Changing of chief justice ceremony laden with symbolism

By Ira Sharkansky

Ira Sharkansky

JERUSALEM–This week the leaders of Israel gathered to honor the retirement of Chief Justice Dorit Beinisch, and the installation of her replacement, Justice Asher Grunis.

The ceremony provided several insights into the nature of Israeli government and society. It touched the Holocaust as well as the rights of Israeli Arabs. Tears and jeers appeared during the ceremony and the days that followed.

The Chief Justice (called the President of the Court in Hebrew) is the sitting Justice with the most seniority. Members are initially appointed to the Court by a committee of Justices, senior lawyers, government ministers and Knesset Members. Once appointed, a Justice serves until the age of 70.
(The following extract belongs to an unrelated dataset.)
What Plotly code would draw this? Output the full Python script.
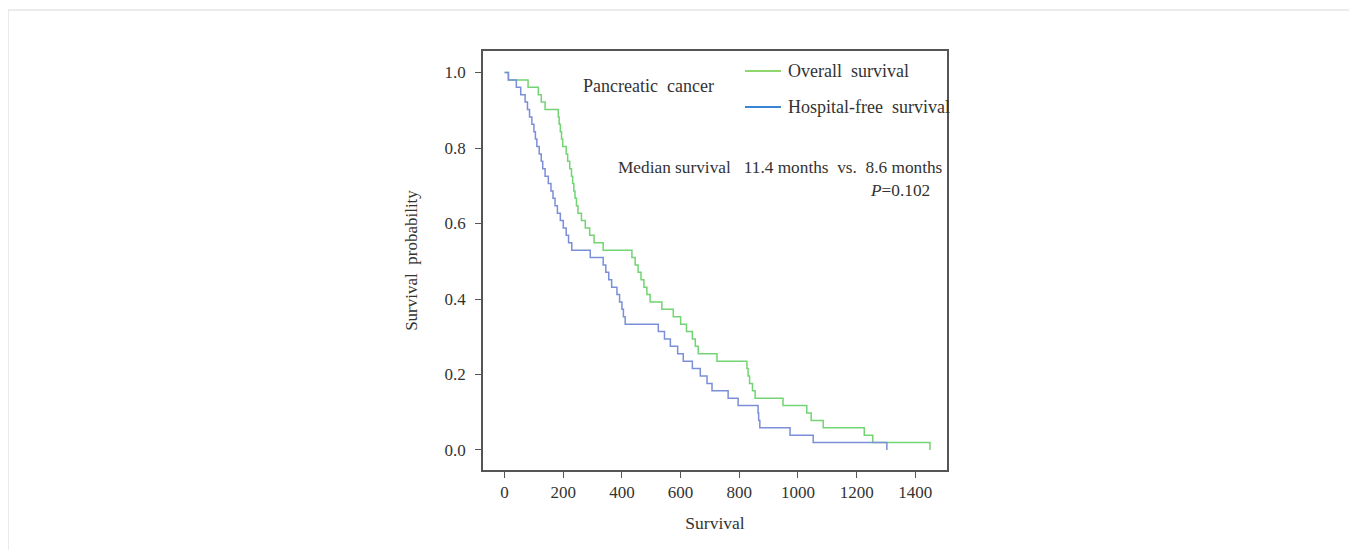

Dorit Beinisch earned her reputation as a tough lady, with decisions tending to restrain other branches of government on issues of individual rights. Beinisch’s final decision as Chief Justice, announced on the day of her retirement, was to invalidate a regulation that the owner of an automobile could not receive welfare payments. According to her opinion, the policy violated basic rights, as well as standing in the way of welfare recipients seeking to work themselves out of dependence.

Justice Beinisch began her career in the state prosecutor’s office, and headed that office before being appointed to the Supreme Court in 1995. She moved up to the position of Chief Justice with the retirement of Aharon Barak in 2006. Barak had acquired a reputation as Israel’s equivalent of Earl Warren, putting the Court firmly on what critics termed an activist, or ultra-activist path. He, too, served as a prosecutor before joining the Court, and like Beinisch had a decade-long tenure as Chief Justice.

The gathering to celebrate Beinisch’s retirement showed Barak sitting in the front row of the audience. Commentators refered to Beinisch as continuing the Barak tradition, and being his protege.

Beinisch’s voice broke when she recounted the death of grandparents and a sister {correction: aunt} in the Holocaust, and being given the name Dorit by a mother who chose it for its Israeli sound, and the meaning of the Hebrew word dor (generation). Dorit was born to herald a new generation.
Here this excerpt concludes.